──────── RECORDED INFORMATION ────────

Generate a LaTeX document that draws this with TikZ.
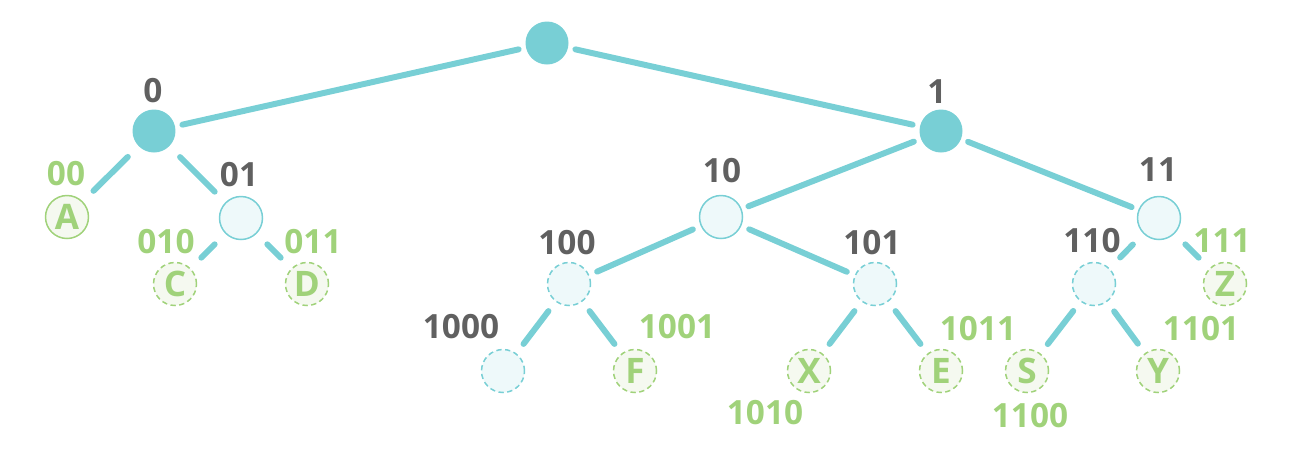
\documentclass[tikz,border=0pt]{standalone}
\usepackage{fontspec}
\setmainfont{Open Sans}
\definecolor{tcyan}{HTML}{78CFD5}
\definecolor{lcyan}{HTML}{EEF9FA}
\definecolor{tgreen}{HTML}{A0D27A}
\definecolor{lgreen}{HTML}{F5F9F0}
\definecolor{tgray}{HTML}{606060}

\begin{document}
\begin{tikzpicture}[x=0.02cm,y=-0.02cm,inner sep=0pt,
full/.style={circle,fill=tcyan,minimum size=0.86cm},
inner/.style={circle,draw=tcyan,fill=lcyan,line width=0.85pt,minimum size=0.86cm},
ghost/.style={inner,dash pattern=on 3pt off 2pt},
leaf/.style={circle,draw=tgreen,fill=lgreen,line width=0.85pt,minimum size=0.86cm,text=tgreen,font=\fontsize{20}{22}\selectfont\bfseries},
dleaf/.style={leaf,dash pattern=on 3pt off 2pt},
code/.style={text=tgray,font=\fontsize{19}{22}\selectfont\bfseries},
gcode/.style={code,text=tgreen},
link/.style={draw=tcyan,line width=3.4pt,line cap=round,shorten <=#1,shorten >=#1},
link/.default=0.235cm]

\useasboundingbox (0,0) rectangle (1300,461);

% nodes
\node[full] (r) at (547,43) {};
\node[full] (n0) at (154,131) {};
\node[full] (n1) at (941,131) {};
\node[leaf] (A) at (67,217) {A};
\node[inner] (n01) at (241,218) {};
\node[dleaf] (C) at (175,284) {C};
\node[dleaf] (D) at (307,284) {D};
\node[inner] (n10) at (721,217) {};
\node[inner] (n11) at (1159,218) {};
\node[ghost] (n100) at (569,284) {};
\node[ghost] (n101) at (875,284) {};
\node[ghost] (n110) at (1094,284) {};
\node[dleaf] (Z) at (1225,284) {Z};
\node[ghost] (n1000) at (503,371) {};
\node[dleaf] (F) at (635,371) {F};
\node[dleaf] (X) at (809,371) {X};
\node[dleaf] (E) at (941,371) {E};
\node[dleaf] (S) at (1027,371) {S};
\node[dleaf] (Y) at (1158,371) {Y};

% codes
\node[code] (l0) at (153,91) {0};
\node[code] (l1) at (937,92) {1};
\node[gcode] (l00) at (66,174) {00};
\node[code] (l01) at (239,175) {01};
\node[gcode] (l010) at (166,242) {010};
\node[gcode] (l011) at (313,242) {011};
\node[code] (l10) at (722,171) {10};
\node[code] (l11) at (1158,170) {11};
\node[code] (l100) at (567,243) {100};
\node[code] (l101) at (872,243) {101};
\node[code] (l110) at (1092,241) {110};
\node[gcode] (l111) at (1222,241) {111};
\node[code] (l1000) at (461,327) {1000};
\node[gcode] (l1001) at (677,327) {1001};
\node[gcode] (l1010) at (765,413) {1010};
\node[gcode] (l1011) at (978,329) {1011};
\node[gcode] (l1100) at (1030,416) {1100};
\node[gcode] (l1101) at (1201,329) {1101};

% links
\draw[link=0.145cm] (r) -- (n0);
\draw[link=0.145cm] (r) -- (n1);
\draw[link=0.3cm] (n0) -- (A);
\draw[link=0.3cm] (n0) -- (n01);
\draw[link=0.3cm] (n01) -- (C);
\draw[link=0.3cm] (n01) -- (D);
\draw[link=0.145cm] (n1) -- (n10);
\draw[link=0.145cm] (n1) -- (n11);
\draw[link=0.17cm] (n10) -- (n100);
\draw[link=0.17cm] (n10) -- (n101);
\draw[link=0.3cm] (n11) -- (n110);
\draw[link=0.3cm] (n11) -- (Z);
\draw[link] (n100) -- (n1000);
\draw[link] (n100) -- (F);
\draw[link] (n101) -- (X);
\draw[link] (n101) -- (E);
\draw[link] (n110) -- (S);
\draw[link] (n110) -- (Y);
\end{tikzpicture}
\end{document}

────────

### TASK DESCRIPTION
Set the listing down in full and exactly. Pictures within it should not appear in the copy.

### RESULT OF THIS TASK
Generate a LaTeX document that draws this with TikZ.
\documentclass[tikz,border=0pt]{standalone}
\usepackage{fontspec}
\setmainfont{Open Sans}
\definecolor{tcyan}{HTML}{78CFD5}
\definecolor{lcyan}{HTML}{EEF9FA}
\definecolor{tgreen}{HTML}{A0D27A}
\definecolor{lgreen}{HTML}{F5F9F0}
\definecolor{tgray}{HTML}{606060}

\begin{document}
\begin{tikzpicture}[x=0.02cm,y=-0.02cm,inner sep=0pt,
full/.style={circle,fill=tcyan,minimum size=0.86cm},
inner/.style={circle,draw=tcyan,fill=lcyan,line width=0.85pt,minimum size=0.86cm},
ghost/.style={inner,dash pattern=on 3pt off 2pt},
leaf/.style={circle,draw=tgreen,fill=lgreen,line width=0.85pt,minimum size=0.86cm,text=tgreen,font=\fontsize{20}{22}\selectfont\bfseries},
dleaf/.style={leaf,dash pattern=on 3pt off 2pt},
code/.style={text=tgray,font=\fontsize{19}{22}\selectfont\bfseries},
gcode/.style={code,text=tgreen},
link/.style={draw=tcyan,line width=3.4pt,line cap=round,shorten <=#1,shorten >=#1},
link/.default=0.235cm]

\useasboundingbox (0,0) rectangle (1300,461);

% nodes
\node[full] (r) at (547,43) {};
\node[full] (n0) at (154,131) {};
\node[full] (n1) at (941,131) {};
\node[leaf] (A) at (67,217) {A};
\node[inner] (n01) at (241,218) {};
\node[dleaf] (C) at (175,284) {C};
\node[dleaf] (D) at (307,284) {D};
\node[inner] (n10) at (721,217) {};
\node[inner] (n11) at (1159,218) {};
\node[ghost] (n100) at (569,284) {};
\node[ghost] (n101) at (875,284) {};
\node[ghost] (n110) at (1094,284) {};
\node[dleaf] (Z) at (1225,284) {Z};
\node[ghost] (n1000) at (503,371) {};
\node[dleaf] (F) at (635,371) {F};
\node[dleaf] (X) at (809,371) {X};
\node[dleaf] (E) at (941,371) {E};
\node[dleaf] (S) at (1027,371) {S};
\node[dleaf] (Y) at (1158,371) {Y};

% codes
\node[code] (l0) at (153,91) {0};
\node[code] (l1) at (937,92) {1};
\node[gcode] (l00) at (66,174) {00};
\node[code] (l01) at (239,175) {01};
\node[gcode] (l010) at (166,242) {010};
\node[gcode] (l011) at (313,242) {011};
\node[code] (l10) at (722,171) {10};
\node[code] (l11) at (1158,170) {11};
\node[code] (l100) at (567,243) {100};
\node[code] (l101) at (872,243) {101};
\node[code] (l110) at (1092,241) {110};
\node[gcode] (l111) at (1222,241) {111};
\node[code] (l1000) at (461,327) {1000};
\node[gcode] (l1001) at (677,327) {1001};
\node[gcode] (l1010) at (765,413) {1010};
\node[gcode] (l1011) at (978,329) {1011};
\node[gcode] (l1100) at (1030,416) {1100};
\node[gcode] (l1101) at (1201,329) {1101};

% links
\draw[link=0.145cm] (r) -- (n0);
\draw[link=0.145cm] (r) -- (n1);
\draw[link=0.3cm] (n0) -- (A);
\draw[link=0.3cm] (n0) -- (n01);
\draw[link=0.3cm] (n01) -- (C);
\draw[link=0.3cm] (n01) -- (D);
\draw[link=0.145cm] (n1) -- (n10);
\draw[link=0.145cm] (n1) -- (n11);
\draw[link=0.17cm] (n10) -- (n100);
\draw[link=0.17cm] (n10) -- (n101);
\draw[link=0.3cm] (n11) -- (n110);
\draw[link=0.3cm] (n11) -- (Z);
\draw[link] (n100) -- (n1000);
\draw[link] (n100) -- (F);
\draw[link] (n101) -- (X);
\draw[link] (n101) -- (E);
\draw[link] (n110) -- (S);
\draw[link] (n110) -- (Y);
\end{tikzpicture}
\end{document}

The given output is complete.